Focusing innovation on re-using and applying existing resources (cannibalising existing investments) means a focus on the real value of what is being done. Re-using data in a new service architecture means decisions are taken about duplicate data.
New large scale views of all the information about a patient means that process conflicts are removed and redundant supporting processes are stopped or replaced. Thereby using more standardised common processes so both staff and patients see systems as useful and not as a hindrance.
If clinicians have a ‘single view’ of the patient, they can see all the details pertaining to that patient, including demographics and all professional contacts, all diagnostics and events, documents and consents, alerts, allergies and medications. Most health systems have clear governance rules and such integrated services actually improve security.

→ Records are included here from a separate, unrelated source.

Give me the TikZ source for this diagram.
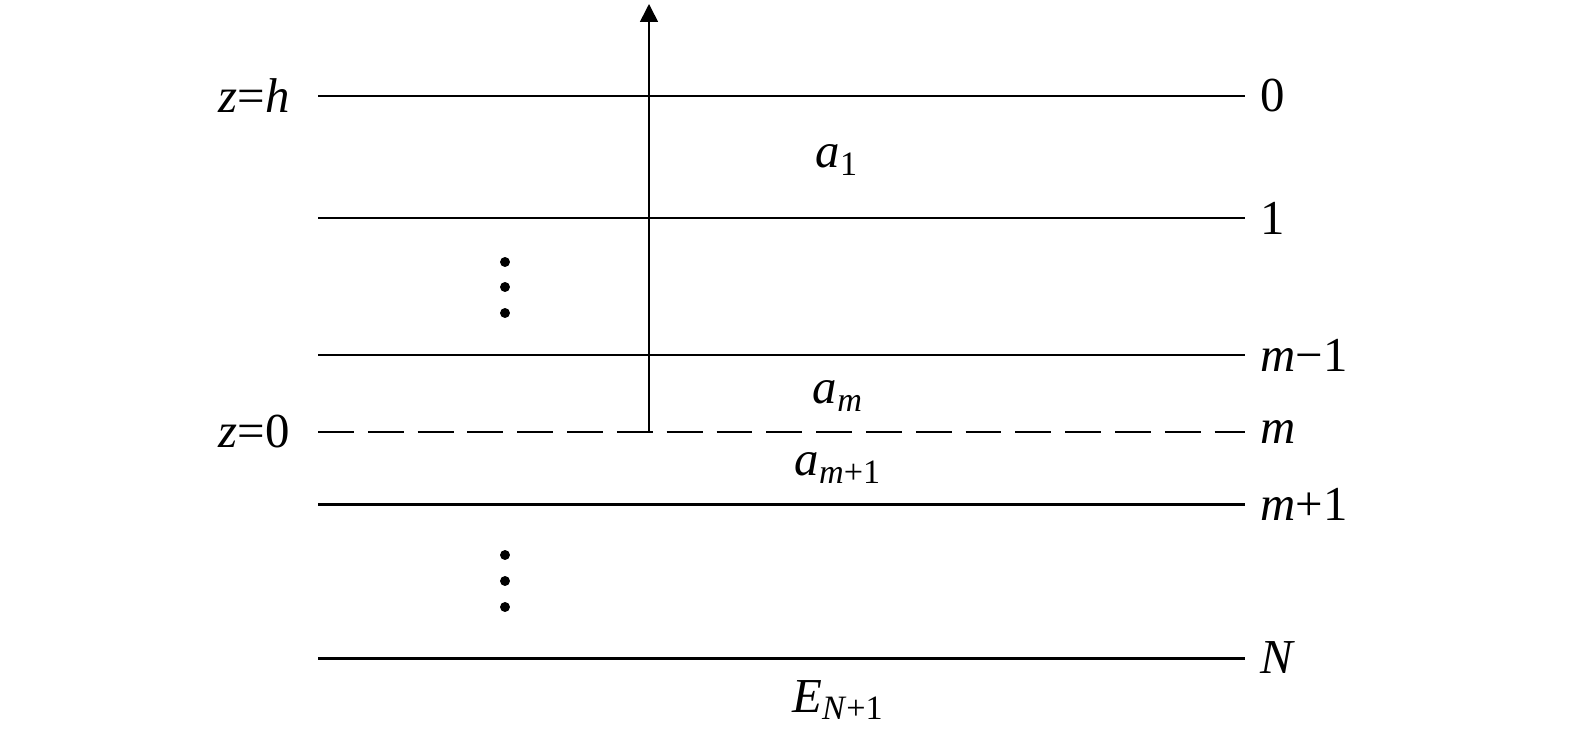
\documentclass[tikz,border=0pt]{standalone}
\usepackage{fontspec}
\setmainfont{Liberation Serif}
\usetikzlibrary{arrows.meta,positioning}

\begin{document}
\begin{tikzpicture}[
    x=0.5bp, y=-0.5bp,
    layer/.style={line width=1.5pt},
    interface/.style={line width=1.5pt, dash pattern=on 18pt off 7pt},
    axis/.style={-{Triangle[length=9pt,width=9pt]}, line width=0.8pt},
    lab/.style={font=\fontsize{24.5}{28}\selectfont, inner sep=0pt},
    vdot/.style={circle, fill, inner sep=0pt, minimum size=5pt}
]
\useasboundingbox (0,0) rectangle (1575,744);

% Solid interfaces
\foreach \name/\y/\txt in {top/96/0, one/218/1, mmo/355/\textit{m}−1, mpo/504/\textit{m}+1, bot/658/\textit{N}} {
    \coordinate (\name_l) at (318,\y);
    \coordinate (\name_r) at (1245,\y);
    \draw[layer] (\name_l) -- (\name_r);
    \node[lab, anchor=west] (\name_lab) at (1260,\y) {\txt};
}

% Source plane
\coordinate (src_l) at (318,432);
\coordinate (src_r) at (1245,432);
\draw[interface] (src_l) -- (src_r);
\node[lab, anchor=west] (src_lab) at (1260,432) {\textit{m}};

% Depth labels
\node[lab, anchor=east] (zh) at (290,96) {\textit{z}=\textit{h}};
\node[lab, anchor=east] (z0) at (290,432) {\textit{z}=0};

% Axis
\coordinate (axis_base) at (649,432);
\coordinate (axis_tip) at (649,4);
\draw[axis] (axis_base) -- (axis_tip);

% Layer names
\node[lab] (a1) at (837,160) {\textit{a}\textsubscript{1}};
\node[lab] (am) at (838,396) {\textit{a}\textsubscript{\textit{m}}};
\node[lab] (amp) at (838,468) {\textit{a}\textsubscript{\textit{m}+1}};
\node[lab] (en) at (838,700) {\textit{E}\textsubscript{\textit{N}+1}};

% Ellipses
\foreach \y [count=\i] in {262,287,313,555,581,607} {
    \node[vdot] (dot\i) at (505,\y) {};
}

\end{tikzpicture}
\end{document}
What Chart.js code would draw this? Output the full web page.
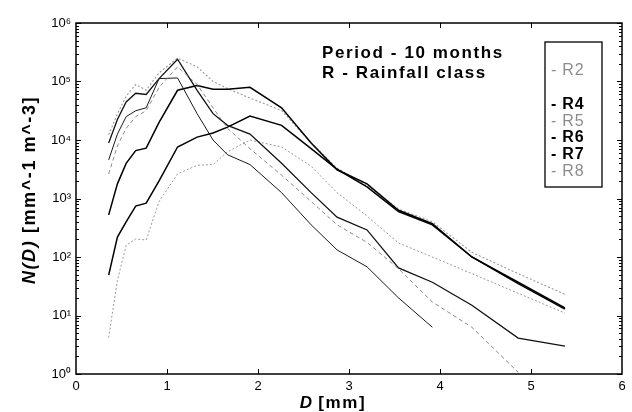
<!DOCTYPE html>
<html>
<head>
<meta charset="utf-8">
<script src="https://cdn.jsdelivr.net/npm/chart.js@4.4.1/dist/chart.umd.min.js"></script>
<style>
  body { margin: 0; background: #fff; }
  canvas { display: block; }
</style>
</head>
<body>
<canvas id="nd-chart" width="632" height="412"></canvas>
<script>
// Joss-Waldvogel bin centres [mm]
const diameters = [0.359, 0.455, 0.551, 0.656, 0.771, 0.913, 1.116, 1.331, 1.506, 1.665,
                   1.912, 2.259, 2.584, 2.869, 3.198, 3.544, 3.916, 4.350, 4.859, 5.373];

const classes = ['R2', 'R3', 'R4', 'R5', 'R6', 'R7', 'R8'];

// N(D) [mm^-1 m^-3] per rainfall class
const r2 = [2630, 7900, 15800, 25100, 31600, 79400, 178000, 89000, 35500, 15800, 7100, 2500, 890, 355, 178, 63, 17, 6.3, 1.07, null];
const r3 = [4570, 12600, 25100, 31600, 35500, 112000, 115000, 28200, 10000, 5600, 3800, 1260, 355, 132, 68, 20, 6.3, null, null, null];
const r4 = [8900, 22400, 44700, 63000, 60000, 112000, 240000, 70800, 28200, 17800, 12600, 4000, 1260, 480, 290, 65, 37, 15, 4.1, 3.0];
const r5 = [4.2, 40, 158, 204, 195, 890, 2630, 3700, 3800, 6300, 10000, 7600, 3550, 1260, 500, 174, 100, 52, 24, 11];
const r6 = [49, 219, 400, 740, 830, 2000, 7600, 11200, 13200, 16600, 25700, 17800, 7100, 3160, 1580, 600, 355, 100, 35, 12.9];
const r7 = [525, 1780, 3980, 6600, 7240, 20000, 70800, 85000, 74000, 74000, 79400, 35500, 8900, 3100, 1780, 630, 370, 100, 37, 13.5];
const r8 = [12300, 28000, 56000, 89000, 71000, 141000, 251000, 178000, 100000, 76000, 52000, 32000, 8900, 3300, 1660, 660, 400, 120, 52, 23];

const seriesValues = [r2, r3, r4, r5, r6, r7, r8];
const legendHidden = ['R3'];

const xTicks = [0, 1, 2, 3, 4, 5, 6];
const yExponents = [0, 1, 2, 3, 4, 5, 6];

const noteLines = ['Period - 10 months', 'R - Rainfall class'];
const xTitle = ['D', ' [mm]'];
const yTitle = ['N(D)', ' [mm^-1 m^-3]'];

const FONT = '"Liberation Sans", Arial, Helvetica, sans-serif';
const SUP = { '0': '\u2070', '1': '\u00b9', '2': '\u00b2', '3': '\u00b3', '4': '\u2074', '5': '\u2075', '6': '\u2076' };

// line look per class
const styles = {
  R2: { color: '#8a8a8a', width: 1, dash: [4, 3], light: true },
  R3: { color: '#1a1a1a', width: 1, dash: [], light: false },
  R4: { color: '#111111', width: 1.3, dash: [], light: false },
  R5: { color: '#9a9a9a', width: 1, dash: [2, 2], light: true },
  R6: { color: '#000000', width: 1.5, dash: [], light: false },
  R7: { color: '#000000', width: 1.5, dash: [], light: false },
  R8: { color: '#9a9a9a', width: 1.1, dash: [2, 2], light: true },
};

const datasets = classes.map((name, i) => ({
  label: name,
  data: diameters.map((d, j) => ({ x: d, y: seriesValues[i][j] })).filter(p => p.y !== null),
  borderColor: styles[name].color,
  borderWidth: styles[name].width,
  borderDash: styles[name].dash,
  pointRadius: 0,
  tension: 0,
  fill: false,
}));

function isDecade(v) {
  const l = Math.log10(v);
  return Math.abs(l - Math.round(l)) < 1e-9;
}

function spacedText(ctx, text, x, y, spacing) {
  ctx.letterSpacing = spacing + 'px';
  ctx.fillText(text, x, y);
  const w = ctx.measureText(text).width;
  ctx.letterSpacing = '0px';
  return w;
}

// frame with inward ticks (major + log minors)
const framePlugin = {
  id: 'frame',
  afterDatasetsDraw(chart) {
    const { ctx, chartArea: a, scales } = chart;
    const xs = scales.x, ys = scales.y;
    ctx.save();
    ctx.strokeStyle = '#000';
    ctx.lineWidth = 1;
    ctx.beginPath();
    xTicks.forEach(t => {
      if (t === xTicks[0] || t === xTicks[xTicks.length - 1]) return;
      const px = Math.round(xs.getPixelForValue(t)) + 0.5;
      ctx.moveTo(px, a.bottom); ctx.lineTo(px, a.bottom - 5);
      ctx.moveTo(px, a.top); ctx.lineTo(px, a.top + 5);
    });
    yExponents.forEach(e => {
      for (let k = 1; k <= 9; k++) {
        const v = k * Math.pow(10, e);
        if (v > 1e6) break;
        const py = Math.round(ys.getPixelForValue(v)) + 0.5;
        const len = k === 1 ? 5 : 3;
        ctx.moveTo(a.left, py); ctx.lineTo(a.left + len, py);
        ctx.moveTo(a.right, py); ctx.lineTo(a.right - len, py);
      }
    });
    ctx.stroke();
    ctx.lineWidth = 1.5;
    ctx.strokeRect(a.left, a.top, a.right - a.left, a.bottom - a.top);
    ctx.restore();
  },
  afterDraw(chart) {
    const { ctx, chartArea: a } = chart;
    ctx.save();
    ctx.fillStyle = '#000';
    ctx.textBaseline = 'middle';
    ctx.textAlign = 'left';

    // note text
    ctx.font = 'bold 17px ' + FONT;
    spacedText(ctx, noteLines[0], 322, 53, 1.6);
    spacedText(ctx, noteLines[1], 322, 73, 1.6);

    // legend box
    const bx = 545, by = 42, bw = 57, bh = 145;
    ctx.lineWidth = 1.3;
    ctx.strokeStyle = '#000';
    ctx.strokeRect(bx, by, bw, bh);
    const rowY = [71, 88, 105, 122, 138, 155, 172];
    datasets.forEach((ds, i) => {
      if (legendHidden.includes(ds.label)) return;
      const st = styles[ds.label];
      ctx.font = (st.light ? '' : 'bold ') + '16px ' + FONT;
      ctx.fillStyle = st.light ? '#8c8c8c' : '#000';
      spacedText(ctx, '- ' + ds.label, 551, rowY[i], 0.8);
    });

    // x title: D italic bold + [mm]
    ctx.fillStyle = '#000';
    ctx.font = 'italic bold 17px ' + FONT;
    ctx.textBaseline = 'alphabetic';
    let w1 = ctx.measureText(xTitle[0]).width;
    ctx.font = 'bold 17px ' + FONT;
    let w2 = ctx.measureText(xTitle[1]).width + 1.6 * xTitle[1].length;
    let sx = 333 - (w1 + w2) / 2;
    ctx.font = 'italic bold 17px ' + FONT;
    ctx.fillText(xTitle[0], sx, 408);
    ctx.font = 'bold 17px ' + FONT;
    spacedText(ctx, xTitle[1], sx + w1, 408, 1.6);

    // y title, rotated
    ctx.translate(35, 190);
    ctx.rotate(-Math.PI / 2);
    ctx.font = 'italic bold 18px ' + FONT;
    w1 = ctx.measureText(yTitle[0]).width + 1.6 * yTitle[0].length;
    ctx.font = 'bold 18px ' + FONT;
    w2 = ctx.measureText(yTitle[1]).width + 1.6 * yTitle[1].length;
    sx = -(w1 + w2) / 2;
    ctx.font = 'italic bold 18px ' + FONT;
    spacedText(ctx, yTitle[0], sx, 0, 1.6);
    ctx.font = 'bold 18px ' + FONT;
    spacedText(ctx, yTitle[1], sx + w1, 0, 1.6);
    ctx.restore();
  }
};

const ctx = document.getElementById('nd-chart').getContext('2d');
new Chart(ctx, {
  type: 'line',
  data: { datasets: datasets },
  plugins: [framePlugin],
  options: {
    responsive: false,
    animation: false,
    parsing: true,
    layout: { padding: { left: 0, right: 10, top: 23, bottom: 0 } },
    plugins: {
      legend: { display: false },
      tooltip: { enabled: false },
      title: { display: false },
    },
    scales: {
      x: {
        type: 'linear',
        min: 0,
        max: 6,
        afterBuildTicks: (scale) => { scale.ticks = xTicks.map(v => ({ value: v })); },
        afterFit: (scale) => { scale.height = 38; },
        grid: { display: false, drawTicks: false },
        border: { display: false },
        ticks: {
          color: '#000',
          padding: 5,
          font: { family: FONT, size: 13 },
          maxRotation: 0,
        },
      },
      y: {
        type: 'logarithmic',
        min: 1,
        max: 1e6,
        afterBuildTicks: (scale) => { scale.ticks = yExponents.map(e => ({ value: Math.pow(10, e) })); },
        afterFit: (scale) => { scale.width = 76; },
        grid: { display: false, drawTicks: false },
        border: { display: false },
        ticks: {
          color: '#000',
          padding: 5,
          autoSkip: false,
          font: { family: FONT, size: 13 },
          callback: (v) => {
            if (!isDecade(v)) return '';
            const e = String(Math.round(Math.log10(v)));
            return '10' + e.split('').map(c => SUP[c]).join('');
          },
        },
      },
    },
  },
});
</script>
</body>
</html>
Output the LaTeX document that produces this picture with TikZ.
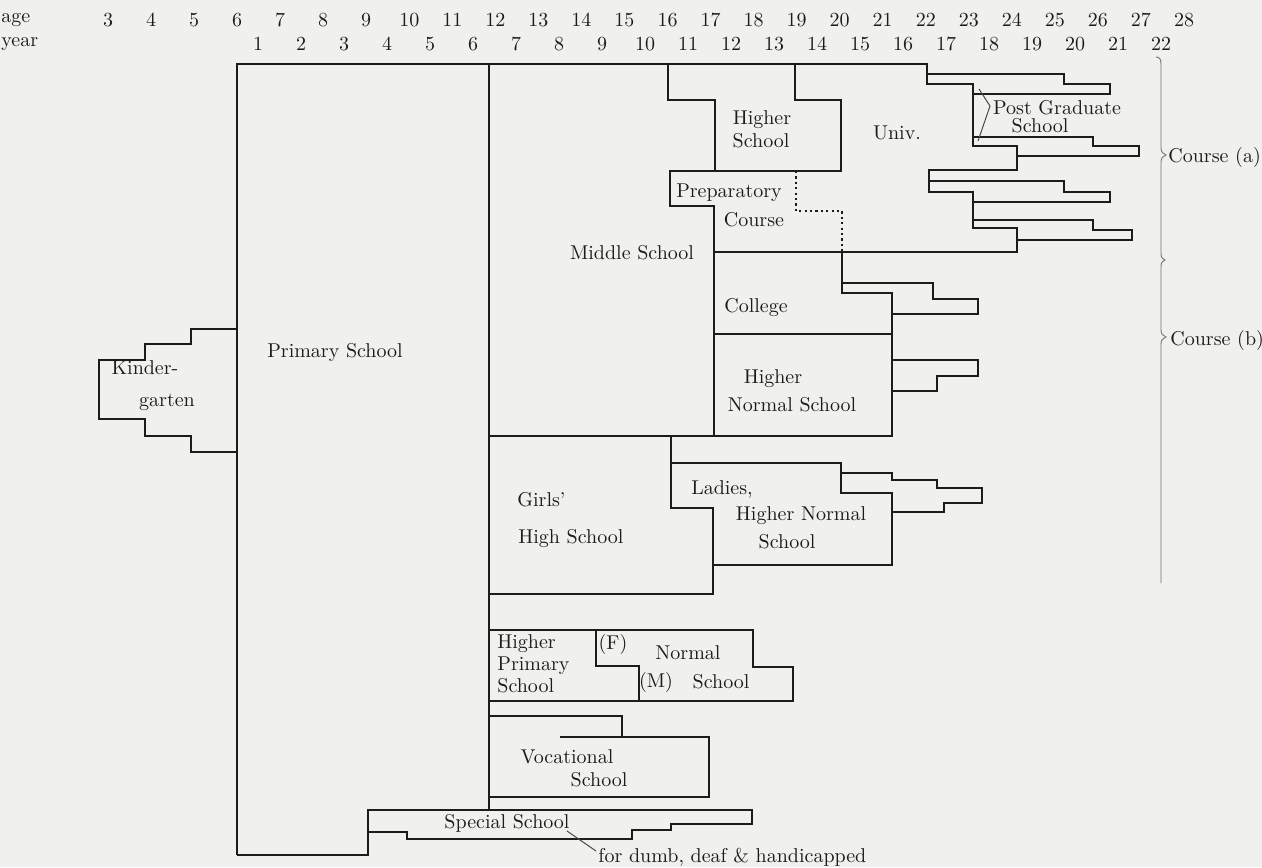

And by moving away from a ‘systems focused’ to ‘services focused’ plan, the policy of re-using saves scarce capital and makes better use of revenues.
Are we big enough to maintain in-house services:
Healthcare computing and the digital storage of patient records started half a century ago. Providers rightly continue to worry about the return on investment, managing the cost curves between revenue and capital, the demands of a modern infrastructure and the introduction and sustainability of new systems.
Information systems are usually allotted a small budget in most health environments, but can be mission critical. And typically most healthcare services favour serving specific responsibilities and a focus on managing current services and situations.
But the true value of in-house services is not to drive to the lowest cost or lowest percentage of revenues and so create the cheapest mediocre provision. Or to delay investment to the last possible moment. It is to be able to ‘leverage’ technologies whilst not being responsible for their creation. And to apply readily available bought-in services not duplicate them. The economics of the ICT industry means in-house services can now focus on supporting clinical informatics. Working with health professionals on specifications, project delivery and support to enable patient and clinical services, to address whole processes and the important touch-points, and reduce the cost but maintain the quality of interactions.
So the challenge is to blend in-house services with outsourcing services and enjoy economies of scale. For example, by merging help desks, virtualising servers, or managing systems and desktops remotely. This is now almost the norm for most sectors with mission critical systems. Supplier management is important and needs specific service management thinking.
By concentrating on service management and using external providers wisely, in-house staff can develop roles focused on processes and patients with clinical and health process design, rapid deployment and improving quality of patient services.